7. Bad Girld Go Everywhere: The Life of Helen Gurley Brown by Jennifer Scanlon – Last summer I read Sex and the Single Girl with my book club and I liked some of Gurley Brown’s ideas, although some were shocking and predictably outdated. It’s a mixture of do-it-yourself, make your own money advice and strange notions about dating, what to eat and what to never purchase for yourself if a man can be found to shell out. I find women like Gurley Brown, who came up in a New York that I hope was exactly as envisioned on the show Mad Men, fascinating, so I’m excited to read this biography.

8. The Lost City of Z by David Grann – Every summer reading list requires some adventure and I hope this book will prove to be as captivating as it sounds. John Grisham (!) wrote the “exclusive review” on Amazon. Here’s a synopsis:

“In April of 1925, a legendary British explorer named Percy Fawcett launched his final expedition into the depths of the Amazon in Brazil. His destination was the lost city of El Dorado, the “City of Gold,” an ancient kingdom of great sophistication, architecture, and culture that, for some reason, had vanished… Hundreds of expeditions had gone looking for it. Thousands of men had perished in the jungles searching for it. Fawcett himself had barely survived several previous expeditions and was more determined than ever to find the lost city with its streets and temples of gold. The world was watching… His expeditionary force consisted of three men–himself, his 21-year-old son Jack, and one of Jack’s friends… He and his two companions would travel light, carry their own supplies, eat off the land, pose no threat to the natives, and endure months of hardship in their search for the Lost City of Z.

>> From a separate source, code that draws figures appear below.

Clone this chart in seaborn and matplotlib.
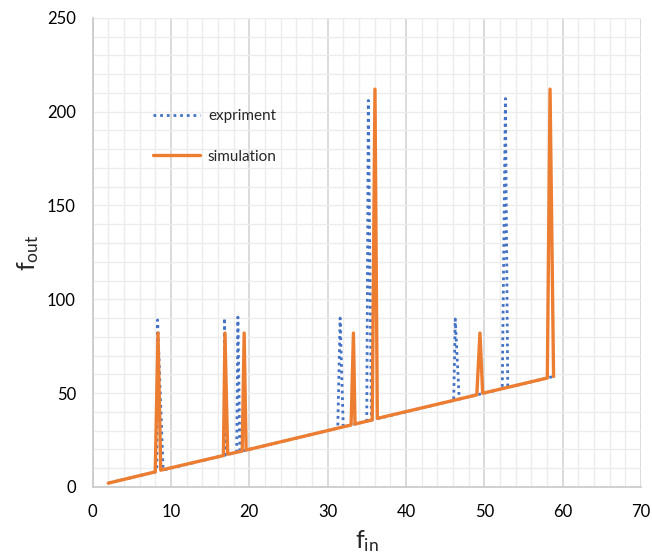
import matplotlib
matplotlib.use("Agg")
import matplotlib.pyplot as plt
from matplotlib.ticker import MultipleLocator
import seaborn as sns
import pandas as pd

# --- data ---
sim_x = [2, 8.0, 8.35, 8.7, 16.7, 16.9, 17.25, 19.1, 19.35, 19.6,
         33.0, 33.3, 33.5, 35.7, 36.05, 36.35, 49.05, 49.45, 49.8,
         58.05, 58.4, 58.85]
sim_y = [2, 8.0, 82, 8.9, 16.7, 82, 17.4, 19.1, 82, 19.6,
         33.0, 82, 33.5, 35.7, 212, 36.5, 49.05, 82, 49.9,
         58.05, 212, 58.8]

exp_x = [2, 8.2, 8.3, 9.0, 16.8, 16.85, 17.0, 18.4, 18.55, 18.8,
         31.3, 31.6, 32.0, 35.0, 35.2, 35.6, 46.1, 46.3, 46.8,
         52.3, 52.7, 53.0, 58.8]
exp_y = [2, 8.2, 89, 9.0, 16.8, 90, 17.0, 18.4, 90.5, 18.8,
         31.3, 90, 32.0, 35.0, 206, 35.6, 46.1, 89.5, 46.8,
         52.3, 207, 53.0, 58.8]

x_ticks = [0, 10, 20, 30, 40, 50, 60, 70]
y_ticks = [0, 50, 100, 150, 200, 250]

sns.set_style("white")
plt.rcParams['font.family'] = ['Lato', 'DejaVu Sans']
plt.rcParams['mathtext.default'] = 'regular'

fig = plt.figure(figsize=(6.52, 5.59), dpi=100)
ax = fig.add_axes([0.142, 0.129, 0.841, 0.839])

df_exp = pd.DataFrame({"x": exp_x, "y": exp_y})
df_sim = pd.DataFrame({"x": sim_x, "y": sim_y})

sns.lineplot(data=df_exp, x="x", y="y", sort=False, ax=ax, color="#4472C4",
             linewidth=2.0, linestyle=(0, (1, 1.4)), label="expriment", zorder=3)
sns.lineplot(data=df_sim, x="x", y="y", sort=False, ax=ax, color="#ED7D31",
             linewidth=2.4, label="simulation", zorder=4)

ax.set_xlim(0, 70)
ax.set_ylim(0, 250)
ax.set_xticks(x_ticks)
ax.set_yticks(y_ticks)
ax.xaxis.set_minor_locator(MultipleLocator(2))
ax.yaxis.set_minor_locator(MultipleLocator(10))
ax.grid(which="minor", axis="both", color="#ececec", linewidth=1.0)
ax.grid(which="major", axis="y", color="#ececec", linewidth=1.0)
ax.grid(which="major", axis="x", color="#d4d4d4", linewidth=1.2)
ax.set_axisbelow(True)
ax.tick_params(which="both", length=0, labelsize=12, colors="#000000")
ax.tick_params(axis="x", pad=12)
ax.tick_params(axis="y", pad=12)

for s in ["top", "right"]:
    ax.spines[s].set_visible(False)
for s in ["left", "bottom"]:
    ax.spines[s].set_color("#c8c8c8")
    ax.spines[s].set_linewidth(1.2)

ax.set_xlabel(r"f$_{in}$", fontsize=18, labelpad=6)
ax.set_ylabel(r"f$_{out}$", fontsize=18, labelpad=4)

leg = ax.legend(loc="upper left", bbox_to_anchor=(0.085, 0.835), frameon=False,
                fontsize=11, handlelength=3.1, labelspacing=1.75, handletextpad=0.5)

fig.savefig("out.png", dpi=100)
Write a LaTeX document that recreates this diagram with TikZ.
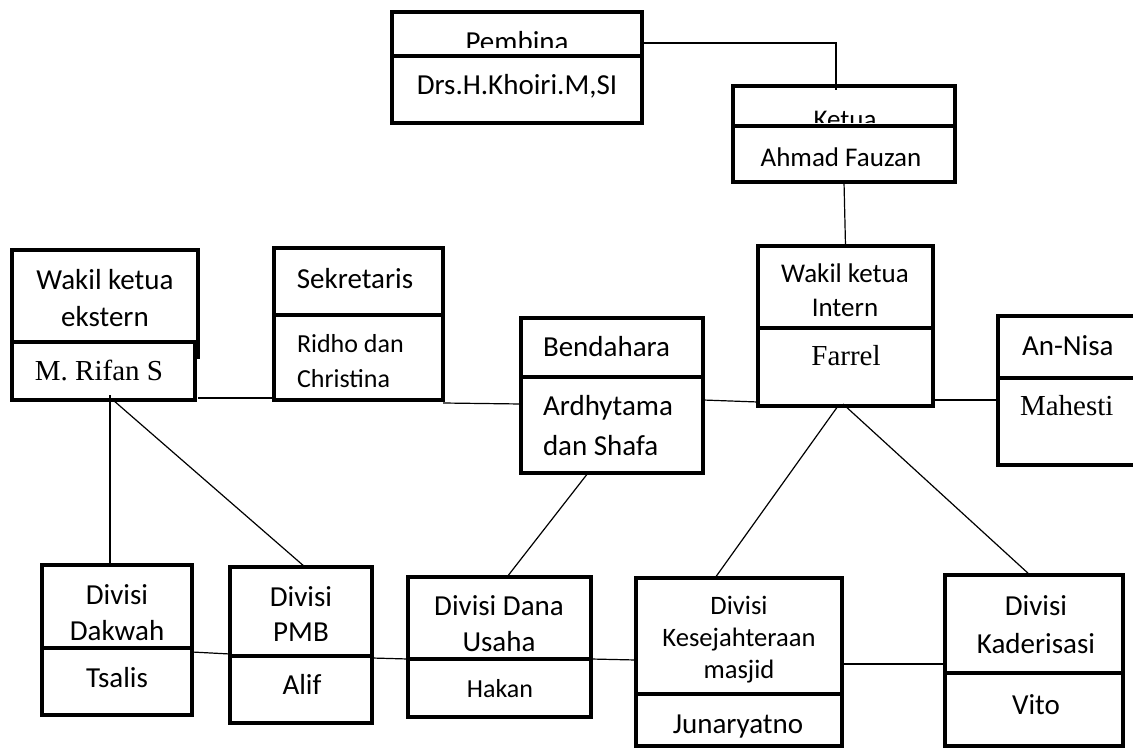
\documentclass[tikz,border=0pt]{standalone}
\usepackage{fontspec}
\setmainfont{Carlito}
\newfontfamily\tms{Liberation Serif}
\usetikzlibrary{calc}
\tikzset{
  bx/.style={draw, line width=2pt, fill=white, inner sep=0pt, outer sep=0pt, rectangle},
  ln/.style={line width=0.6pt},
  tx/.style={inner sep=0pt, outer sep=0pt, anchor=base, font=\fontsize{14.5}{17}\selectfont},
  txl/.style={tx, anchor=base west},
  sm/.style={font=\fontsize{13.5}{16}\selectfont},
  xs/.style={font=\fontsize{13}{15}\selectfont},
  ks/.style={font=\fontsize{13.3}{15}\selectfont},
  tm/.style={font=\tms\fontsize{14.5}{17}\selectfont},
}
\newcommand\mkbox[5]{\node[bx, minimum width={(#4-#2)*0.5pt}, minimum height={(#5-#3)*0.5pt}] (#1) at ({(#2+#4)/2},{(#3+#5)/2}) {};}
\begin{document}
\begin{tikzpicture}[x=0.5pt,y=-0.5pt]
\useasboundingbox (0,0) rectangle (1133,748);
% connectors (drawn first; boxes are white-filled)
% Pembina / Ketua
\mkbox{pembinaT}{392}{12}{642}{56}
\begin{scope}
\clip (392,0) rectangle (642,48);
\node[tx] (tPembina) at (517,52) {Pembina};
\end{scope}
\mkbox{pembinaB}{392}{56}{642}{123}
\node[tx] (tKhoiri) at (517,95) {Drs.H.Khoiri.M,SI};

\mkbox{ketuaT}{733}{86}{955}{126}
\begin{scope}
\clip (733,0) rectangle (955,123);
\node[tx,sm] (tKetua) at (845,129) {Ketua};
\end{scope}
\mkbox{ketuaB}{733}{126}{955}{182}
\node[tx,sm] (tFauzan) at (841,167) {Ahmad Fauzan};

% Wakil ketua ekstern
\mkbox{wkeT}{12}{250}{198}{357}
\mkbox{wkeB}{12}{342}{195}{400}
\node[tx] (tWke1) at (105,290) {Wakil ketua};
\node[tx] (tWke2) at (105,327) {ekstern};
\node[tx,tm] (tRifan) at (99,380) {M. Rifan S};

% Sekretaris
\mkbox{sekT}{274}{248}{443}{315}
\mkbox{sekB}{274}{315}{443}{400}
\node[tx] (tSek) at (355,289) {Sekretaris};
\node[txl,xs] (tRidho) at (297,352) {Ridho dan};
\node[txl,xs] (tChristina) at (297,387) {Christina};

% Bendahara
\mkbox{bendT}{521}{318}{703}{377}
\mkbox{bendB}{521}{377}{703}{473}
\node[txl] (tBend) at (543,357) {Bendahara};
\node[txl] (tArd) at (543,415) {Ardhytama};
\node[txl] (tShafa) at (543,455) {dan Shafa};

% Wakil ketua intern
\mkbox{wkiT}{758}{246}{933}{328}
\mkbox{wkiB}{758}{328}{933}{406}
\node[tx,sm] (tWki1) at (845,283) {Wakil ketua};
\node[tx,sm] (tWki2) at (845,316) {Intern};
\node[tx,tm] (tFarrel) at (846,365) {Farrel};

% An-Nisa
\mkbox{anT}{998}{316}{1140}{378}
\mkbox{anB}{998}{378}{1140}{465}
\node[txl] (tAn) at (1022,355) {An-Nisa};
\node[txl,tm] (tMahesti) at (1020,415) {Mahesti};

% Divisi Dakwah
\mkbox{dakT}{42}{565}{192}{648}
\mkbox{dakB}{42}{648}{192}{715}
\node[tx] (tDak1) at (117,604) {Divisi};
\node[tx] (tDak2) at (117,640) {Dakwah};
\node[tx] (tTsalis) at (117,687) {Tsalis};

% Divisi PMB
\mkbox{pmbT}{230}{567}{372}{656}
\mkbox{pmbB}{230}{656}{372}{723}
\node[tx] (tPmb1) at (301,606) {Divisi};
\node[tx] (tPmb2) at (301,641) {PMB};
\node[tx] (tAlif) at (302,694) {Alif};

% Divisi Dana Usaha
\mkbox{danaT}{408}{577}{591}{659}
\mkbox{danaB}{408}{659}{591}{717}
\node[tx] (tDana1) at (499,615) {Divisi Dana};
\node[tx] (tDana2) at (499,651) {Usaha};
\node[tx,xs] (tHakan) at (500,697) {Hakan};

% Divisi Kesejahteraan masjid
\mkbox{kesT}{636}{578}{842}{694}
\mkbox{kesB}{636}{694}{842}{746}
\node[tx,ks] (tKes1) at (739,614) {Divisi};
\node[tx,ks] (tKes2) at (739,646) {Kesejahteraan};
\node[tx,ks] (tKes3) at (739,678) {masjid};
\node[tx] (tJun) at (738,733) {Junaryatno};

% Divisi Kaderisasi
\mkbox{kadT}{945}{575}{1123}{673}
\mkbox{kadB}{945}{673}{1123}{746}
\node[tx] (tKad1) at (1036,615) {Divisi};
\node[tx] (tKad2) at (1036,653) {Kaderisasi};
\node[tx] (tVito) at (1036,714) {Vito};

% connectors
\draw[ln] ($(pembinaT.east)+(0,9)$) -| ($(ketuaT.north)+(-8,4)$);
\draw[ln] (ketuaB.south) -- (wkiT.north);
\draw[ln] ($(wkeB.east)+(3,27)$) -- ($(sekB.west)+(0,40.5)$);
\draw[ln] ($(sekB.east)+(0,45.5)$) -- ($(bendB.west)+(0,-21)$);
\draw[ln] ($(bendB.east)+(0,-25)$) -- ($(wkiB.west)+(0,35)$);
\draw[ln] ($(wkiB.east)+(0,33)$) -- ($(anB.west)+(0,-21.5)$);
\draw[ln] ($(wkeB.south)+(6.5,-5)$) -- ($(dakT.north)+(-7,0)$);
\draw[ln] ($(wkeB.south)+(9.5,0)$) -- ($(pmbT.north)+(4,0)$);
\draw[ln] ($(dakB.east)+(0,-29.5)$) -- ($(pmbB.west)+(0,-35.5)$);
\draw[ln] ($(pmbB.east)+(0,-31.5)$) -- ($(danaB.west)+(0,-29)$);
\draw[ln] ($(danaB.east)+(0,-29)$) -- ($(kesT.west)+(0,24)$);
\draw[ln] ($(kesT.east)+(0,28)$) -- ($(kadT.west)+(0,40)$);
\draw[ln] ($(bendB.south)+(-24,0)$) -- ($(danaT.north)+(7.5,0)$);
\draw[ln] ($(wkiB.south)+(-7.5,0)$) -- ($(kesT.north)+(-24,0)$);
\draw[ln] ($(wkiB.south)+(-2.5,-2)$) -- ($(kadT.north)+(-4,0)$);
\end{tikzpicture}
\end{document}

They were never seen again.” (Insert da-da-dum! music here for emphasis) I like stories where people disappear and are never heard from again, don’t you?

9. The Elegance of the Hedgehog by Muriel Barbery – This novel, translated from French, is also making it onto a lot of lists for novels to read. From The Washington Post’s Book World: “Renée Michel is the dumpy, nondescript, 54-year-old concierge of a small and exclusive Paris apartment building. Its handful of tenants include a celebrated restaurant critic, high government officials and members of the old nobility. Every day these residents pass by the loge of Madame Michel and, unless they want something from her, scarcely notice that she is alive. As it happens, Renée Michel prefers it that way. There is far more to her than meets the eye.

Paloma Josse also lives in the building. Acutely intelligent, introspective and philosophical, this 12-year-old views the world as absurd and records her observations about it in her journal. She despises her coddled existence, her older sister Colombe (who is studying at the École normale supérieure), and her well-to-do parents, especially her plant-obsessed mother. After careful consideration of what life is like, Paloma has secretly decided to kill herself on her 13th birthday.

These two characters provide the double narrative of The Elegance of the Hedgehog, and you will — this is going to sound corny — fall in love with both.”

I’m up for falling in love with some characters. It’s summer. Things are free and easy, barefoot, corn on the cob, fireworks, ice cream, beaches and puppies.

10. Out Stealing Horses by Per Petterson – It’s summer so I do want to read about horses. I gave this book to my dad as a gift and he read it and said he liked it a lot and that’s enough of an endorsement for me.

JV:
Wide Sargasso Sea by Jean Rhys
Consider the Lobster by David Foster Wallace
A Homemade Life by Molly Wizenberg
Mrs. Astor Regrets by Meryl Gordon
And a book by Charles Dickens because I’ve never read any Dickens, really, beyond A Christmas Carol in Disney format and Great Expectations.

And then there’s book club, which will mean four more summer books. June is Carrie by Stephen King. I’ve never read it or seen the movie, either. I started it last night and it’s actually good. It’s the solid, vintage King, not the newer, schlocky King. He’s still got an edge.